How Social Media is Changing Leadership
It is hardly breaking news to suggest that social media has changed the marketing landscape. We can no longer rely exclusively on broadcasting our message. We need to listen and build community and share things of value. We get it.
The True Power of Social Media
But the true power of social media goes way beyond marketing. Social media is more than just a collection of tools for connecting, sharing and learning. Social media actually represents a significant shift in the balance of power—away from institutions and towards individuals. Social media gives all of us—those who Clay Shirky refer to as “the people formerly known as the audience”—the power to create, share, learn, collaborate, and solve problems, without relying as much on third-party institutions to help us get it done.
This is really powerful, because that is what human beings are wired to do. We love creating, sharing, learning, and solving problems, and we are deeply attracted to opportunities to do so. That’s why there are a billion people on Facebook, even though the content is fairly inane.
A New Approach
But our organizations don’t seem to be keeping up with this human revolution. Our approach to leadership and management is still firmly rooted in a mechanical model, where the top controls and make decisions, and then everyone else is supposed to follow the chain of command, like “cogs in a machine.” This approach has served us fairly well over the past 100 years, but in today’s social world, employees are already starting to demand a new approach.
Drawing from our book, Humanize, Maddie Grant and I surveyed 500 professionals late last year on issues related to social leadership (you can download the full report here). The respondents came from organizations that were definitely on the leading edge of social media adoption. A full 84% of them believed that having leaders involved in social media gave their company a competitive advantage. And when it came to what makes a good leader, their perspective revealed an important shift.
Traditional vs. Social Leadership Traits
In the survey, we provided a list of twelve leadership traits, asking people to pick out their top four. The list included six traits that were representative of the traditional “command and control” style of leadership (things like “holds people accountable”, “brilliant strategist”, “leverages best practices”), and the other six were representative of the principles we identify in Humanize, that come from the social media revolution (“transparent”, “embraces change”, “values experimentation”, “open to diverse perspectives”).

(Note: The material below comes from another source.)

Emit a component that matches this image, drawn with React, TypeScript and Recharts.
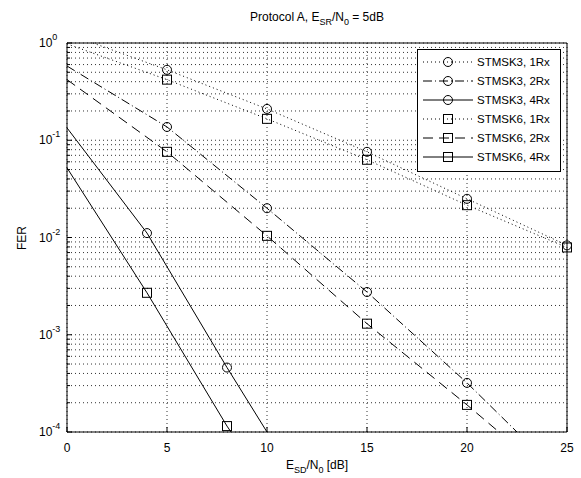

Four of the top five traits identified (all of which were identified by more than 50% of respondents) came from the Humanize list. This encapsulates the resistance we’ve noticed in organizations implementing social media. Social media is now going beyond just disrupting the way we do marketing. It’s starting to disrupt our leadership and management. Our employees are expecting more transparency, more change, more experimentation, and more clarity. Whether or not leaders tweet and post on Facebook is ultimately not the issue. What will matter more over the long term is our leaders’ involvement and understanding of the deeper changes that are happening to our organizational cultures and processes.
So if you have taken the plunge into social media in your organization, make sure you pay attention to the ripples and undercurrents that might emerge related to your culture and operations. The more proactive you can be in shifting your leadership and management practices to become more open, trustworthy, generative, and courageous, the more effective you’ll be in the shift to social media. It’s not just your marketing tactics that you need to bring into the 21st century–it’s your culture.